Cumis rejected the CAT application, claiming that it required more information before making the determination. As a result, it scheduled a series of 5 CAT assessments including: a psychiatry assessment, an in-home OT assessment, a community functional assessment, a physiatry assessment and a cardiology examination.
G.P. attend the first three assessments but refused to participate in the final two because they were not reasonably required and represented an invasion of her privacy.
In response, Cumis brought a preliminary issue hearing claiming that G.P. was not entitled to proceed with her CAT application because she had failed to attend the final assessments.
At the preliminary issue hearing, the parties agreed that the proposed cardiology examination could proceed by paper review. Regarding the proposed physiatry assessment, the Tribunal rejected Cumis’ position, and found that it was not “reasonable and necessary” under the SABS. It ordered that the application should continue as scheduled. Cumis applied to the Executive Chair for a Reconsideration of this decision, claiming that it had a right to the physiatry assessment which was required to make a full defence to G.P.’s application, and that it would be prejudiced in its case at the hearing without the assessment.
Executive Chair Lamoureux reviewed the decision on the preliminary issue, which was based on several findings:
- First, Cumis had access to the physical examination performed by the OT and two others that provided enough evidence for a physiatrist to assess the WPI rating for physical impairments. This was clear because the responding CAT assessment had been already been completed without reliance upon the disputed physiatry assessment. In this CAT assessment, the lead assessor observed that an in-person physiatry assessment would be “optimal” and would “stand up in court”. The Tribunal emphasized that the test for compelling attendance at insurer examinations is whether they are “reasonable and necessary”, not “optimal”. The goal was to balance the insurer’s need to gather evidence with the claimant’s right to privacy.
- Second, granting Cumis the physiatry assessment would lead to an otherwise unnecessary escalation of proceedings, because G.P. would be required to get a responding physiatry report. This would cause delay and added costs, contrary to the mandate of the LAT.

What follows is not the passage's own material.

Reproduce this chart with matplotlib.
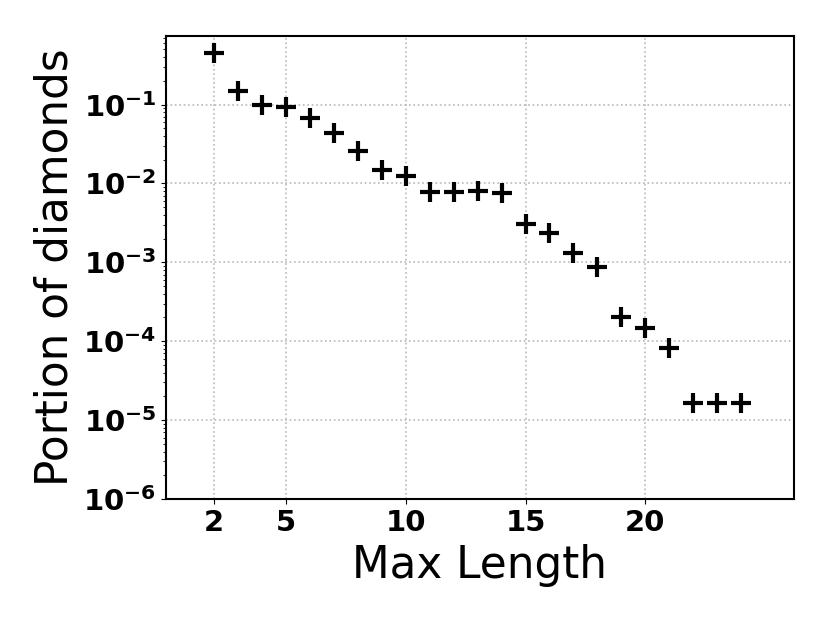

- Third, , G.P. had already participated in three in-person examinations, an amount that the Tribunal found “significantly intrusive” given her psychological condition. Although the physiatry examination was requested because it was “optimal,” a paper review would have been equally possible. The further intrusiveness of an in-person physiatry examination was not outweighed by its necessity or reasonableness.
- Finally, the tribunal found that given the existing evidence before Cumis, there would be no prejudice to its ability to perform the CAT assessment or attend the hearing.
Cumis challenged each of these findings. In essence, Cumis claimed that an OT was not qualified to perform the appropriate assessment for the evaluation of G.P.’s CAT claim, and that as a result, G.P.’s evidence would be favoured at the hearing. Implicitly, Cumis was hoping that its hired physiatrist, Dr. Oshidari, would be able to downplay the severity of G.P.’s injuries and ongoing impairments in his report.
In rejecting these argument, the Executive Chair explained that this argument relied on a misconstrued reading of the Tribunal’s decision. As set out above, the OT assessment provided sufficient evidence relating to G.P.’s physical impairments for a physiatrist to complete the CAT evaluation of WPI. The source of the evidence was not determinative of the impairment ratings that followed. As a result, the she refused the reconsideration and ordered the hearing to proceed.